En la actualidad, los nacionalismos exacerbados se mueven en ese ambiente intoxicador. Todos los sistemas clausurados, ideológicos, religiosos, filosóficos, segregan sistemas de inmunización. Sólo dejan pasar las noticias que corroboran sus posturas previas. Por eso es imposible establecer diálogo con ellos. Nada que venga de fuera puede alterarlos, la individualidad desaparece licuada por los grandes mitos: la Raza, el Pueblo, el Proletariado, el Partido. Surge la tiranía de las mayúsculas. Aparece una jerarquía infalible. "Tanto tu como yo -escribe un personaje de Koestler- podemos cometer un error, pero el Partido no. El Partido es la encarnación de la idea revolucionaria en la historia. La historia no conoce escrúpulos ni vacilaciones. No comete errores". En aquel momento, los nazis estaban diciendo lo mismo. El Pueblo alemán no puede equivocarse. Habla a través del Fuhrer. Luego el Fuhrer no puede equivocarse. Stalin y Hitler se declararon infalibles.

La Revolución deja todas las normas en suspenso. Sólo queda un dogma vigente: El fin justifica los medios. "Aprendí que las comunes reglas de honestidad, lealtad y del buen proceder no eran reglas absolutas, sino efímeras proyecciones de la sociedad burguesa". Este dogma lleva, por supuesto, al crimen. "En virtud de una especie de piedad matemática, el verdadero revolucionario ha de ser frío y despiadado con la humanidad. La conciencia hace que uno se torne inadecuado para la evolución". Koestler trabajó durante siete años para el aparato de propaganda comunista. Vino a España en 1936 como espía, fue detenido, condenado a muerte y canjeado por una prisionera del gobierno republicano. En Rusia había comenzado el reinado del Terror, las purgas y la represión. En tres juicios célebres, los compañeros más prestigiosos de Lenin (Zinoviev, Kamenev, Krestinski, Rykov, Platakov, Radek, Bujarin y otros) confesaron crímenes horribles. Se declararon traidores a la Revolución. Koestler abandona el partido. De nuevo, la soledad. "Toda la fe verdadera manifiesta una tenaz resistencia a morir, sea su objeto una iglesia, una causa, un amigo, una mujer. Para evitar el vacío que lo amenaza, el verdadero creyente está dispuesto a negar lo que sus sentidos le muestran como evidente" (II, 430). El mundo respeta a los conversos, pero desconfía de los renegados.

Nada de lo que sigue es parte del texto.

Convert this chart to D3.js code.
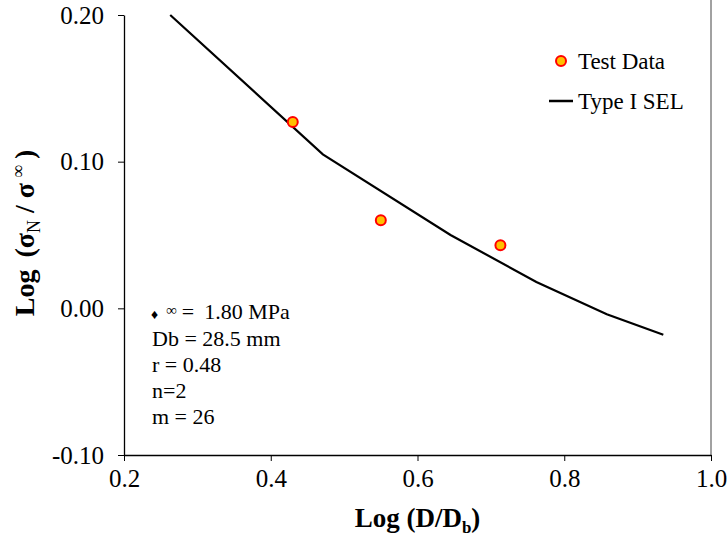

En 1938, comienza a escribir Darkness in the Noon, traducida como El cero y el infinito. Es una recreación novelesca de los juicios de Moscú. Rubashov, un héroe de la Revolución, acaba confesándose culpable de traición. Lo hace, a sabiendas de que es falso, para salvar la Revolución. Es su último sacrificio por la causa. Una vez más, el fin justifica los medios. La obra despertó violentas polémicas, que Koestler menciona en las últimas páginas de su autobiografía. Merleau-Ponty fue uno de los contendientes. Defendió con ardor la supeditación de los medios al fin. La violencia, decía, es inevitable. Terribles palabras en boca de un filósofo. "Enseñar la no violencia es consolidar la violencia establecida". Este clima conceptual marcó a muchos jóvenes de su tiempo. De él salieron los fundadores de algunas bandas terroristas de inspiración marxista, como los Baader-Meinhof y ETA.

La larga y a veces premiosa autobiografía de Arthur Koestler cuenta una parte de nuestro pasado olvidado. Nos ayuda por ello a comprender el presente.

Arthur Koestler nació en 1905, en Hungría. Fue hijo de un pequeño empresario que se trasladó a Viena. Pasó su adolescencia de hotel en hotel , de mayor o menor categoría según la marcha de los negocios paternos. Siempre vivió entre la indignación y la utopía. La unión de ambas cosas le hizo abandonar sus estudios, cuando estaba a punto de ser ingeniero, enrolarse en el movimiento sionista y marcharse a Palestina, con veinte años y sin un céntimo. Acabó siendo corresponsal en Oriente Medio de una poderosa cadena alemana de periódicos. A los veinticinco años, "cuando ya había acumulado experiencia bastante para ser un prudente anciano", le llaman a Berlín para dirigir la sección científica de todas las publicaciones de la empresa.